Безупречность Че, его трагическая смерть оставляют широко открытыми двери мечты.
Его шарм, исходящий от фото Корды, пробудил молодежь старой Европы и подтолкнул ее подняться на баррикады мая 68-го. «Под мостовыми пляж, на пляже Че — солнце Революции», — заявлял один лозунг.
Долгое время скрываемый легендой Эрнесто Гевара сегодня возвращается, призванный более или менее сознательно молодежью, которая ищет проводника, звезду.
Натурализовавшийся немец, швед Петер Вайсс считает: «Драма христианства в том, что оно не сделало христианами весь мир, Че гальванизировал молодежь планеты, возможно, потому, что они перестали верить в Христа». Но не будем сравнивать атеиста Эрнесто Гевару и палестинского бородача, даже если название марксистского Христа ему подходит. Или еще — «Дон-Кихот Латинской Америки».
Для Антуана Блондина — «человек из мечты». Когда команданте писал на своем дереве, в боливийском маки, слова, которые пахнут его земным концом, он начинает подниматься над этим. Обретаясь между Пачамамой великих предков и своей звездой, к которой он очень стремится, Че заканчивает свою седьмую жизнь кошки.
Что видит он там, вверху? СССР, который исчезает, коммунизм, который взрывается. Кубу, которая патриотически сопротивляется блокаде дядюшки Сэма, чья злоба стойкая. Его старый товарищ Фидель Кастро все более несгибаемый, упорствует, желая оставаться последним коммунистом против течения, которое удаляет от острова плотогонов. Его новый человек тоже выходит за рамки, которые он ему очертил, такие жестокие.
Мир, сделанный единственно из маленьких Че Гевара, был бы, конечно, утопией. Это никак не уменьшает его благородства, любви к будущему, каким бы оно ни было.
В противоположность ко всем тем, кто плохо или хорошо удерживает повседневное равновесие, Че этого не делал никогда, потому что никогда не распылялся. В нем нежность и жестокость соединились в благородный монолит.
Дневной пожиратель, ночной возбудитель, астма стала скитающимся дьяволом в его груди, и он превратил ее в стимул делать добро.
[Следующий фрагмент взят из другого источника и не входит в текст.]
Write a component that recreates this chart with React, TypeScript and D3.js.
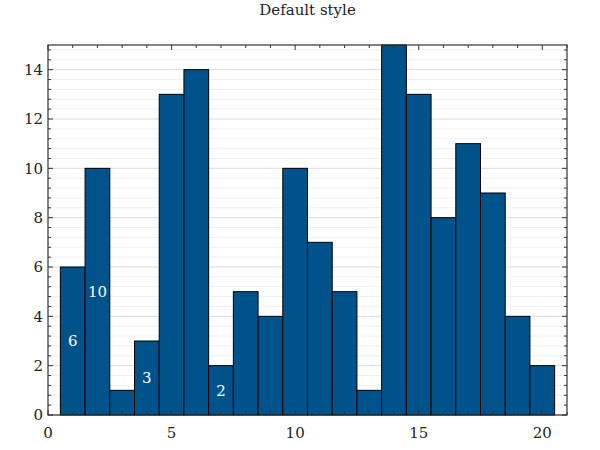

Этот идеалист, который выбирал других, напоминает паскалевское: «Все во всем». Врач, герильеро, писатель, поэт, командующий, посол, министр, отец семейства (немного), Че представляет собой много от всего, называемого человечностью. Его гуманизм такой же большой, как штанга в регби его отрочества, привел его к борьбе и смерти, чтобы попробовать восстановить равновесие между слишком богатыми и слишком бедными. С одним желанием: «Новое общество, где человек должен быть в центре общественной жизни, а не в подчинении у власти, которая создает законы». И одной уверенностью: «Терроризм — негативная форма, которая никоим образом не дает желаемого результата и может побудить народ действовать против самого революционного движения».
Как ответ Стриндбергу: «Одна правда является дерзкой», — слова, которые прирастают к Че как вторая кожа, три фразы его отца:
— Эрнесто был фанатиком правды. Это был его мираж. Насколько он был хладнокровен в бою, непреклонен во всем, что касалось Революции, настолько же были огромна его нежность и юмор наполнен хорошим настроением.
Че не анархистский бродяга, как иногда говорят, это странник души, который двигал вперед надежду, закованную в сердце, который обращал магнетический свой взгляд на жизнь других с обостренным желанием улучшить ее. Для этого у него хватило смелости выбрать бой. Когда он утверждает: «Любой настоящий человек должен почувствовать на своей щеке удар, который получила другая щека, это называется «разделить». Че разделил все, что прошло сквозь его пальцы, а также страдания других. Он апостол гуманизма, такого, каким нужно понимать его на заре третьего тысячелетия, ставя более чем когда-либо человека на службу человеку.